_Objective_:
Below is a listing to transcribe in full and exactly; keep the pictures out.

_Data provided_:
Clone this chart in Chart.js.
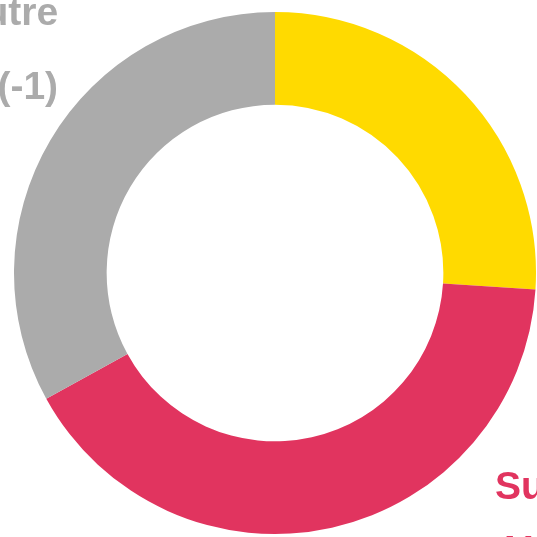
<!DOCTYPE html>
<html>
<head>
<meta charset="utf-8">
<script src="https://cdn.jsdelivr.net/npm/chart.js@4"></script>
<style>
  html, body { margin: 0; padding: 0; background: #ffffff; }
  #wrap { width: 537px; height: 537px; position: relative; }
</style>
</head>
<body>
<div id="wrap"><canvas id="donutChart"></canvas></div>
<script>
// data (share of the ring, clockwise from 12 o'clock)
const categories = ["Jaune", "Supérieur", "Autre"];
const shares = [26, 41, 33];
const sliceColors = ["#FFDA00", "#E1345F", "#ABABAB"];

// outside labels (only the parts that fall inside the frame show up)
const labelLines = [
    [],
    ["Supérieur", "41 %"],
    ["Autre", "", "(-1)"]
];

// where each label sits, in units of the outer radius from the centre
const labelSpots = [
    null,
    { dx: 0.843, dy: 0.866, align: "left", lineStep: 0.245 },
    { dx: -0.831, dy: -0.950, align: "right", lineStep: 0.142 }
];

const outsideLabels = {
    id: "outsideLabels",
    afterDraw(chart) {
        const ctx = chart.ctx;
        const arcs = chart.getDatasetMeta(0).data;
        ctx.save();
        ctx.font = "bold 39px 'Liberation Sans', Arial, sans-serif";
        ctx.textBaseline = "alphabetic";
        for (var i = 0; i < arcs.length; i++) {
            var spot = labelSpots[i];
            if (!spot) continue;
            var arc = arcs[i];
            var R = arc.outerRadius;
            ctx.fillStyle = sliceColors[i];
            ctx.textAlign = spot.align;
            var lines = labelLines[i];
            for (var j = 0; j < lines.length; j++) {
                ctx.fillText(lines[j], arc.x + spot.dx * R, arc.y + (spot.dy + j * spot.lineStep) * R);
            }
        }
        ctx.restore();
    }
};

const donutChart = new Chart(document.getElementById("donutChart"), {
    type: "doughnut",
    data: {
        labels: categories,
        datasets: [{
            data: shares,
            backgroundColor: sliceColors,
            borderWidth: 0
        }]
    },
    options: {
        responsive: true,
        maintainAspectRatio: false,
        animation: false,
        cutout: "64.5%",
        layout: { padding: { left: 14, right: 1, top: 12, bottom: 3 } },
        plugins: {
            legend: { display: false },
            tooltip: { enabled: false }
        }
    },
    plugins: [outsideLabels]
});
</script>
</body>
</html>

_The reply_:
Clone this chart in Chart.js.
<!DOCTYPE html>
<html>
<head>
<meta charset="utf-8">
<script src="https://cdn.jsdelivr.net/npm/chart.js@4"></script>
<style>
  html, body { margin: 0; padding: 0; background: #ffffff; }
  #wrap { width: 537px; height: 537px; position: relative; }
</style>
</head>
<body>
<div id="wrap"><canvas id="donutChart"></canvas></div>
<script>
// data (share of the ring, clockwise from 12 o'clock)
const categories = ["Jaune", "Supérieur", "Autre"];
const shares = [26, 41, 33];
const sliceColors = ["#FFDA00", "#E1345F", "#ABABAB"];

// outside labels (only the parts that fall inside the frame show up)
const labelLines = [
    [],
    ["Supérieur", "41 %"],
    ["Autre", "", "(-1)"]
];

// where each label sits, in units of the outer radius from the centre
const labelSpots = [
    null,
    { dx: 0.843, dy: 0.866, align: "left", lineStep: 0.245 },
    { dx: -0.831, dy: -0.950, align: "right", lineStep: 0.142 }
];

const outsideLabels = {
    id: "outsideLabels",
    afterDraw(chart) {
        const ctx = chart.ctx;
        const arcs = chart.getDatasetMeta(0).data;
        ctx.save();
        ctx.font = "bold 39px 'Liberation Sans', Arial, sans-serif";
        ctx.textBaseline = "alphabetic";
        for (var i = 0; i < arcs.length; i++) {
            var spot = labelSpots[i];
            if (!spot) continue;
            var arc = arcs[i];
            var R = arc.outerRadius;
            ctx.fillStyle = sliceColors[i];
            ctx.textAlign = spot.align;
            var lines = labelLines[i];
            for (var j = 0; j < lines.length; j++) {
                ctx.fillText(lines[j], arc.x + spot.dx * R, arc.y + (spot.dy + j * spot.lineStep) * R);
            }
        }
        ctx.restore();
    }
};

const donutChart = new Chart(document.getElementById("donutChart"), {
    type: "doughnut",
    data: {
        labels: categories,
        datasets: [{
            data: shares,
            backgroundColor: sliceColors,
            borderWidth: 0
        }]
    },
    options: {
        responsive: true,
        maintainAspectRatio: false,
        animation: false,
        cutout: "64.5%",
        layout: { padding: { left: 14, right: 1, top: 12, bottom: 3 } },
        plugins: {
            legend: { display: false },
            tooltip: { enabled: false }
        }
    },
    plugins: [outsideLabels]
});
</script>
</body>
</html>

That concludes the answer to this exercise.